Dutch industrialization moved forward with speed and depth, expanding to include the large-scale production of steel, electronics, and petrochemicals. Putting aside the policy of neutrality as a failure, the Netherlands entered vigorously into the postwar Western alliances, including the North Atlantic Treaty Organization (NATO) and the various organizations of European unity (the Common Market; later the European Community within the European Union); however, its influence was limited, even though it joined with Belgium and Luxembourg in a closer union (Benelux). Indonesia, where Dutch authority was reestablished after wartime occupation by Japanese forces, soon became the scene of a nationalist revolution. After some hesitation as well as bitterness, the Dutch were obliged to grant it full independence. In the Caribbean area, the Netherlands Antilles remained part of the Dutch kingdom, although no longer under the authority of the government at The Hague, and in 2010 it ceased to exist as a political entity as its constituent units achieved various degrees of independence within the Dutch kingdom; the island of Aruba had gained an autonomous status within the Antilles in 1986. Surinam became independent in 1975 and was renamed the Republic of Suriname in 1978.

Dutch political alignments since the mid-20th century have evolved only gradually and until the 1990s were always dependent on the Christian Democrat parties of the center.
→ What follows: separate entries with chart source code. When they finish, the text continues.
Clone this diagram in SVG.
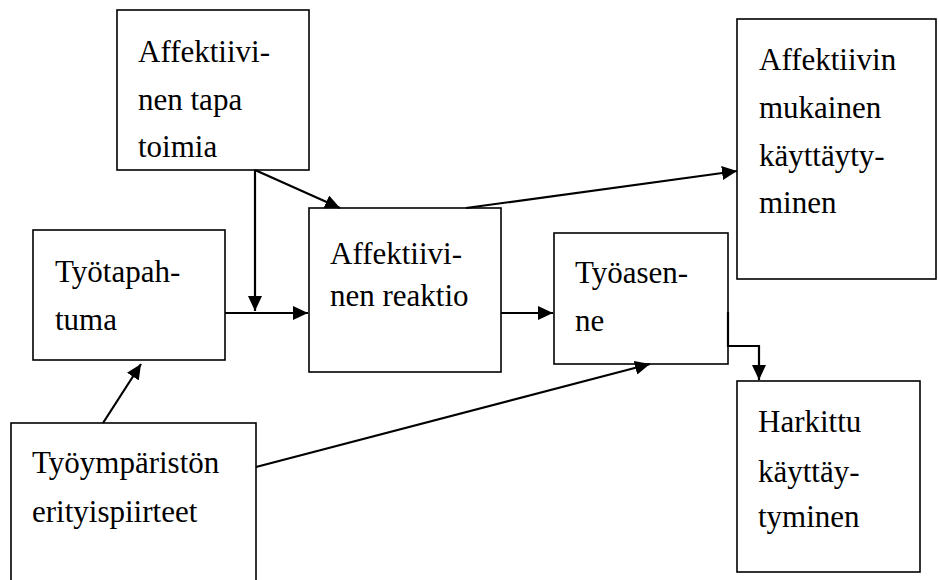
<svg xmlns="http://www.w3.org/2000/svg" width="939" height="580" viewBox="0 0 939 580">
  <style>
    .box { fill: #ffffff; stroke: #000000; stroke-width: 1.6; }
    .lbl { font-size: 31px; fill: #000000; }
    .con { fill: none; stroke: #000000; stroke-width: 2.2; }
  </style>
  <defs>
    <marker id="arrow" viewBox="0 0 15 14" refX="15" refY="7" markerWidth="15" markerHeight="14" markerUnits="userSpaceOnUse" orient="auto">
      <path d="M0,0 L15,7 L0,14 Z" fill="#000000"/>
    </marker>
  </defs>
  <rect width="939" height="580" fill="#ffffff"/>

  <g id="nodes" font-family="Liberation Serif, serif">
    <g id="node-tapa-toimia">
      <rect class="box" x="117" y="10" width="192" height="160"/>
      <text class="lbl" x="138" y="62">Affektiivi-</text>
      <text class="lbl" x="138" y="110">nen tapa</text>
      <text class="lbl" x="138" y="157">toimia</text>
    </g>

    <g id="node-reaktio">
      <rect class="box" x="309" y="208" width="192" height="164"/>
      <text class="lbl" x="330" y="264">Affektiivi-</text>
      <text class="lbl" x="330" y="306">nen reaktio</text>
    </g>

    <g id="node-tyoasenne">
      <rect class="box" x="554" y="233" width="174" height="131"/>
      <text class="lbl" x="575" y="283">Työasen-</text>
      <text class="lbl" x="575" y="331">ne</text>
    </g>

    <g id="node-mukainen">
      <rect class="box" x="737" y="19" width="199" height="260"/>
      <text class="lbl" x="759" y="70">Affektiivin</text>
      <text class="lbl" x="759" y="118">mukainen</text>
      <text class="lbl" x="759" y="166">käyttäyty-</text>
      <text class="lbl" x="759" y="213">minen</text>
    </g>

    <g id="node-tyotapahtuma">
      <rect class="box" x="33" y="230" width="192" height="130"/>
      <text class="lbl" x="55" y="282">Työtapah-</text>
      <text class="lbl" x="55" y="330">tuma</text>
    </g>

    <g id="node-erityispiirteet">
      <rect class="box" x="11" y="423" width="245" height="170"/>
      <text class="lbl" x="32" y="473">Työympäristön</text>
      <text class="lbl" x="32" y="522">erityispiirteet</text>
    </g>

    <g id="node-harkittu">
      <rect class="box" x="737" y="381" width="183" height="191"/>
      <text class="lbl" x="758" y="432">Harkittu</text>
      <text class="lbl" x="758" y="482">käyttäy-</text>
      <text class="lbl" x="758" y="527">tyminen</text>
    </g>
  </g>

  <g id="connectors">
    <line class="con" x1="255" y1="170" x2="255" y2="311" marker-end="url(#arrow)"/>
    <line class="con" x1="255" y1="170" x2="340" y2="208" marker-end="url(#arrow)"/>
    <line class="con" x1="225" y1="313" x2="308" y2="313" marker-end="url(#arrow)"/>
    <line class="con" x1="501" y1="313" x2="553" y2="313" marker-end="url(#arrow)"/>
    <line class="con" x1="466" y1="208" x2="737" y2="171" marker-end="url(#arrow)"/>
    <polyline class="con" points="728,312 728,346 759,346 759,380" marker-end="url(#arrow)"/>
    <line class="con" x1="256" y1="467" x2="650" y2="364" marker-end="url(#arrow)"/>
    <line class="con" x1="103" y1="423" x2="141" y2="364" marker-end="url(#arrow)"/>
  </g>
</svg>
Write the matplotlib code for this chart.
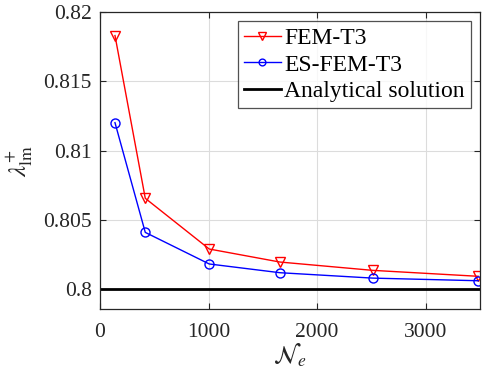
import matplotlib
matplotlib.use("Agg")
import matplotlib.pyplot as plt

Ne = [138, 417, 1006, 1657, 2511, 3484]
fem_t3 = [0.8183, 0.80655, 0.80289, 0.80195, 0.80135, 0.80092]
es_fem_t3 = [0.81201, 0.80409, 0.80181, 0.80118, 0.80079, 0.80060]
analytical = 0.8
xticks = [0, 1000, 2000, 3000]
yticks = [0.8, 0.805, 0.81, 0.815, 0.82]
ytick_labels = ["0.8", "0.805", "0.81", "0.815", "0.82"]

plt.rcParams['font.family'] = ['Liberation Serif', 'DejaVu Serif']
plt.rcParams['mathtext.fontset'] = 'stix'

fig = plt.figure(figsize=(4.87, 3.71), dpi=100)
ax = fig.add_axes([100/487, 62/371, 380/487, 297/371])

ax.plot(Ne, fem_t3, color='red', lw=1.0, marker='v', ms=7.5, mfc='none', mec='red', mew=1.0, label='FEM-T3')
ax.plot(Ne, es_fem_t3, color='blue', lw=1.0, marker='o', ms=6.5, mfc='none', mec='blue', mew=1.0, label='ES-FEM-T3')
ax.axhline(analytical, color='black', lw=2.0, label='Analytical solution')

ax.set_xlim(0, 3500)
ax.set_ylim(0.79856, 0.82)
ax.set_xticks(xticks)
ax.set_xticklabels([str(t) for t in xticks])
ax.set_yticks(yticks)
ax.set_yticklabels(ytick_labels)
ax.grid(True, color='#dcdcdc', lw=0.8)
ax.set_axisbelow(True)
ax.tick_params(direction='in', top=True, right=True, labelsize=15.5, colors='#262626', length=4, pad=6)
ax.tick_params(axis='x', pad=10)
for s in ax.spines.values():
    s.set_color('#262626')
    s.set_linewidth(0.9)

ax.set_xlabel(r'$\mathcal{N}_e$', fontsize=18, color='#262626', labelpad=0)
ax.set_ylabel(r'$\lambda^{+}_{\mathrm{lm}}$', fontsize=18, color='#262626', labelpad=6)

leg = ax.legend(loc='upper right', fontsize=17, frameon=True, fancybox=False, edgecolor='#262626',
                handlelength=1.55, handletextpad=0.15, borderpad=0.25, labelspacing=0.22,
                borderaxespad=0.4, markerscale=0.75)
leg.get_frame().set_linewidth(0.9)

fig.savefig('out.png', dpi=100)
The first postwar governments were dominated by an alliance of the Labour and Catholic parties, which continued until the Labour Party went into opposition in 1958. Thereafter, with the exception of 1973–77, when the country had a left-led government, and 1981–82 and 1989–91, when it was ruled by a center-left coalition, governments were formed by center-right coalitions. After the early 1980s the government was faced not only with recurrent economic problems but also with the emotion-charged issue of siting U.S. nuclear cruise missiles (as part of the NATO defense strategy) in the country. It finally reached the decision in 1985, against widespread popular opposition, that 48 missiles would be sited by 1988. The issue was dissolved by the subsequent ending of the Cold War between the United States and the Soviet Union.

During the 1960s the generally peaceful mood of Dutch public life was broken by rioting of youth and labor groups, especially in Amsterdam. The most difficult crisis affected the royal family. The marriage (1966) of Princess Beatrix, the heiress to Queen Juliana (who had succeeded Wilhelmina on her abdication in 1948), to a German diplomat aroused acrimonious debate. The unsanctioned marriage of Princess Irene to a Spanish Carlist prince had already come as a shock even to Roman Catholics, but it was less difficult politically because she lost her right of succession. Juliana’s husband and consort, Prince Bernhard, was involved in a bribery scandal and withdrew from public office. Juliana abdicated in 1980 and was succeeded as queen by Beatrix.

By the 1970s Dutch politics, like Dutch society in general, had largely ceased to practice what was strictly defined as pillarization. Pillarization had received official confirmation in the Pacification of 1917 and removed most of the tinder from Dutch politics, but it also kept ordinary Dutchmen ideologically separated from each other to a greater degree than in most other Western countries. Yet, because the leaders of the pillar organizations worked well with each other and the right of each pillar to exist and function was unquestioned, public life generally ran smoothly.

In the 1960s the system began to disintegrate. New radical political parties were formed, and, in the face of rapid secularization of the vote, the various Christian parties joined together in the Christian Democratic Appeal (CDA). However, the religious vote has continued to decline, and in the 1990s there were “purple” coalitions for the first time, between the (red) Labour Party and the (blue) Liberals (conservatives). The Communist Party, once influential beyond its small numbers, disbanded in 1991. The far-left groups joined with environmentalists to form an electoral group called Green-Left, which garnered about 5 percent of the vote beginning in the late 1990s.